-- start Supplied data --

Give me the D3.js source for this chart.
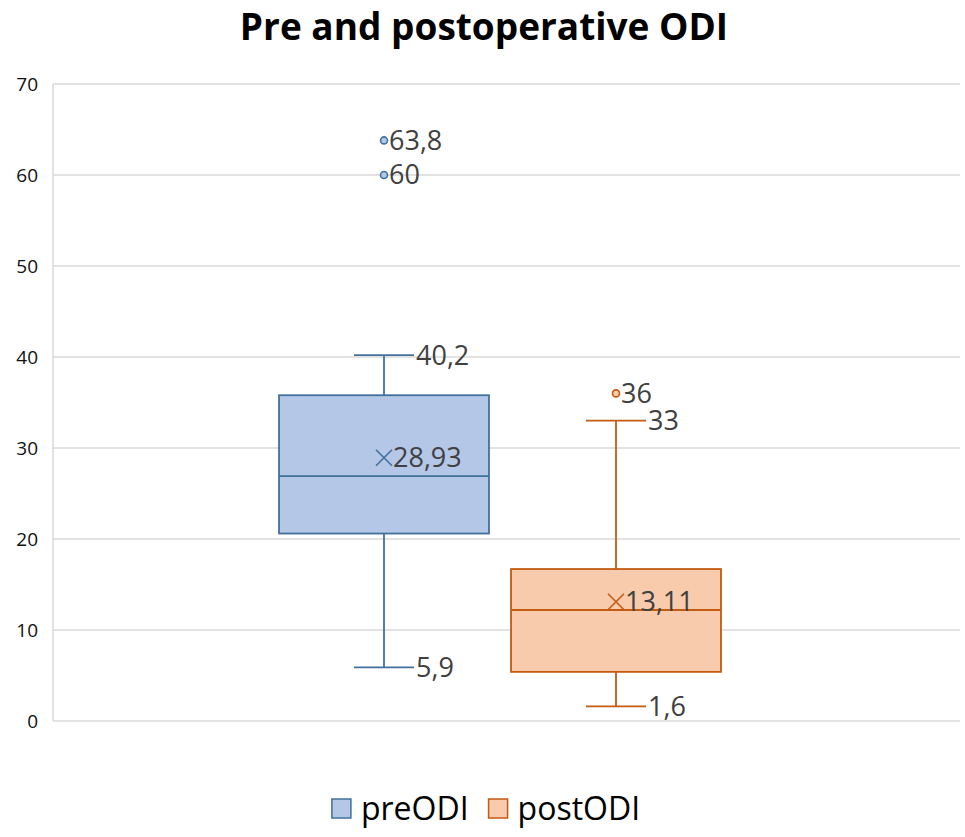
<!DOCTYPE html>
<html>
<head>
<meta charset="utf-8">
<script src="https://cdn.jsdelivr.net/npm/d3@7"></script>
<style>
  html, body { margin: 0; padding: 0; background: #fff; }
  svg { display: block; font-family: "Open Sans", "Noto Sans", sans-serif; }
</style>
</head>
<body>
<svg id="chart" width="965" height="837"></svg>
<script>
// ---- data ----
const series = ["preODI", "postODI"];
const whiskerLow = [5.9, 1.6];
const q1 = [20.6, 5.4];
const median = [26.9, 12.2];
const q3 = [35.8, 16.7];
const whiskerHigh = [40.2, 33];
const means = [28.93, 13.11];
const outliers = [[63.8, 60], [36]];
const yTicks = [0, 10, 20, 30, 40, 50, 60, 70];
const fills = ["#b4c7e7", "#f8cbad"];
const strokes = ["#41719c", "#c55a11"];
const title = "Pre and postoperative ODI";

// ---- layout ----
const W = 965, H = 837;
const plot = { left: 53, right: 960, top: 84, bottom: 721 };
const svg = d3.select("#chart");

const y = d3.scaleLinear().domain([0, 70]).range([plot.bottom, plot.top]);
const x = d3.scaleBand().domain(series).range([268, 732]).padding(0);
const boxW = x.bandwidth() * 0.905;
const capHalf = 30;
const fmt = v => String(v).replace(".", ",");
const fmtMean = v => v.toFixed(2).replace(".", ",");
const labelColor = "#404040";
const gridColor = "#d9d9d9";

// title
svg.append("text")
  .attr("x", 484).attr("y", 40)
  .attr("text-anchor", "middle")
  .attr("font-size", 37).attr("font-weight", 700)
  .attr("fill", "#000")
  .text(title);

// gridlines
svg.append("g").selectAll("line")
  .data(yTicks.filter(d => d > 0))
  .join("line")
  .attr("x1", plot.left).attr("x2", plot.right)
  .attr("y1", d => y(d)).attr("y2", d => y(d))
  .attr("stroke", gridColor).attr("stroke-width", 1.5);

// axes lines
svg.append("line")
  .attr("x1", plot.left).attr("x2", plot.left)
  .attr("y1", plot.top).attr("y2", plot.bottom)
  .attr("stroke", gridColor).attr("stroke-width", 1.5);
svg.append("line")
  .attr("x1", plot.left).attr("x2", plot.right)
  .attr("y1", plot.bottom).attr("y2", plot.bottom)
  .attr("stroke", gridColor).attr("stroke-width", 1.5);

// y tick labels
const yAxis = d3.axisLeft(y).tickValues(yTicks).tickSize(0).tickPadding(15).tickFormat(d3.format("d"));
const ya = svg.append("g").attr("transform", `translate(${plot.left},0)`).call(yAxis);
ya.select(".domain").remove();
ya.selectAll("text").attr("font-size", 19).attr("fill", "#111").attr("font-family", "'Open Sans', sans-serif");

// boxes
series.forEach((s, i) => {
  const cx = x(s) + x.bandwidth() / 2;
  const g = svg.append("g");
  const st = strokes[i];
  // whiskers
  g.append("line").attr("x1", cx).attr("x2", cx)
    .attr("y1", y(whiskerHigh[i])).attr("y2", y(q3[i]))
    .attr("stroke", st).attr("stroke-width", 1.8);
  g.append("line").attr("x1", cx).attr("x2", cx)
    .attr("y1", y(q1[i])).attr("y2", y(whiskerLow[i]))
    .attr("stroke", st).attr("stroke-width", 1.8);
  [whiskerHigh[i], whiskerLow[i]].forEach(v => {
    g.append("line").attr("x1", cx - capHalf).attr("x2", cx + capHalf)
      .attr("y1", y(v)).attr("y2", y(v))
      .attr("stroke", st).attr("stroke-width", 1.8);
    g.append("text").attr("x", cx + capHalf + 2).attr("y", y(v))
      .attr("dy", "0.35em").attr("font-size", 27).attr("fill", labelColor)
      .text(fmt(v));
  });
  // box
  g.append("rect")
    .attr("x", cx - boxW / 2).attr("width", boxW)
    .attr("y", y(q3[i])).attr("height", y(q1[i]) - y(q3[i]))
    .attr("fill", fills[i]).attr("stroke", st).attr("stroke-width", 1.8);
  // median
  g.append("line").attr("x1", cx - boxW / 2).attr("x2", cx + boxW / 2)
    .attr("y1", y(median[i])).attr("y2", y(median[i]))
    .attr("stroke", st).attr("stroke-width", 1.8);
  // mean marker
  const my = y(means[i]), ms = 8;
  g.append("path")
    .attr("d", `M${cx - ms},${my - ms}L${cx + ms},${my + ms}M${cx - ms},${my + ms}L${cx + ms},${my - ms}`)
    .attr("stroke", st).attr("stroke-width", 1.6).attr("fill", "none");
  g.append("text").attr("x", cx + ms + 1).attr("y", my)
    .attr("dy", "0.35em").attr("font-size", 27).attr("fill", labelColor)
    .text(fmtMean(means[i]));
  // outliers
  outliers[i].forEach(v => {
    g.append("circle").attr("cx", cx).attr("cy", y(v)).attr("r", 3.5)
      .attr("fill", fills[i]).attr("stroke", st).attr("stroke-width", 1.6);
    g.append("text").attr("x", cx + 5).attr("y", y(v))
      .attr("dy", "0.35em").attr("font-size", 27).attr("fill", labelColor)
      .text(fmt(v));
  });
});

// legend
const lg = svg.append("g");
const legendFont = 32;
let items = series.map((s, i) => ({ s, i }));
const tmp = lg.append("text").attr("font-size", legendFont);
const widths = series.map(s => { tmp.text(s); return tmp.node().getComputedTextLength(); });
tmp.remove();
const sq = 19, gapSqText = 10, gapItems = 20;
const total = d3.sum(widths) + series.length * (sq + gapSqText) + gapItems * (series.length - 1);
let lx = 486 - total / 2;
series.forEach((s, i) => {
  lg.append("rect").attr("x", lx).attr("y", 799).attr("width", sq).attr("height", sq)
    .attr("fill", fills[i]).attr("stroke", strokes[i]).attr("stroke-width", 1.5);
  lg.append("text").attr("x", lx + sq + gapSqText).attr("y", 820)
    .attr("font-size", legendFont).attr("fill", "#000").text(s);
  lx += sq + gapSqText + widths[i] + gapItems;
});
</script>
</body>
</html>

-- end Supplied data --

— Exercise requirements —
From the data above, copy each line that holds "chart".

— Exercise answer —
Give me the D3.js source for this chart.
<svg id="chart" width="965" height="837"></svg>
const svg = d3.select("#chart");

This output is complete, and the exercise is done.